REPUBLIKA.CO.ID, JAKARTA -- Hari ini, peninggalan kerajaan Cham yang bercorak Hindu tampak dari reruntuhan Candi My Son di dekat Kota Da Nang. Situs masuk dalam salah satu warisan dunia UNESCO dan populer di kalangan wisatawan.
Sebanyak 80 persen lebih komunitas Cham adalah Muslim. Statistik pemerintah menyebutkan, komunitas Muslim menduduki peringkat terkecil dari enam kelompok agama yang diakui di negara ini. Posisi pertama ditempati Buddha sebagai agama mayoritas negara ini.
Meski negara berhaluan komunis, umat beragama mendapat hak dan jaminan kebebasan menjalankan keyakinan mereka. Seperti sesama Muslim di seluruh dunia, Cham di Distrik 8 selain bebas melakukan shalat lima waktu di masjid, mereka juga leluasa menjalankan puasa Ramadhan. Termasuk keleluasaan menunaikan haji ke tanah suci, Makkah dan Madinah.

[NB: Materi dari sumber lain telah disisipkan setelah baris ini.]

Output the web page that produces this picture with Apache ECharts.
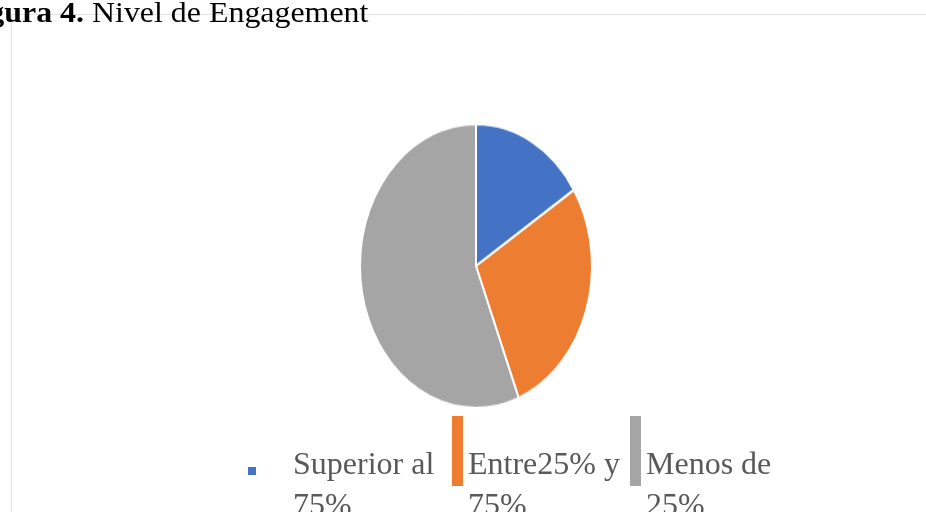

(Baca: Islam di Vietnam Bertahan di Pinggiran Mayoritas)
Masyarakat Muslim juga berhak memiliki nama Arab di kartu identitas yang dikeluarkan pemerintah. Bahkan, terlibat juga dalam perayaan hari besar Vietnam seperti Tahun Baru Tet yang berlangsung tiap 5 Februari, meski sekadar seremonial, tidak masuk pada aspek ritual.
Sebagai minoritas terkecil, kiprah umat Islam memang tidak tampak di kancah nasional. Umat Islam di negara ini terlihat tak ingin terlalu dikenal publik. "Kami hanya mengikuti agama ini. Kami tidak peduli dengan politik, kata Haji Moqsa (52), wakil manajer madrasah setempat. Dia fasih berbahasa Melayu dan tahu sedikit bahasa Arab.
Mou-sa mengatakan, Kota Ho Chi Minh memiliki lebih dari 10 imam, semuanya dilatih di Vietnam. Imam asing juga sering datang, terutama dari Malaysia. Alquran telah diterjemahkan ke dalam bahasa Vietnam.
Mou-sa merupakan seorang lelaki kurus mengenakan kemeja tanpa kerah, sarung, dan kacamata berbingkai logam, ia telah tinggal di Distrik 8 sejak 1960-an, ketika komunitas Cham mulai bergerak ke daerah itu. Banyak yang datang dari Provinsi Delta Mekong di An Giang.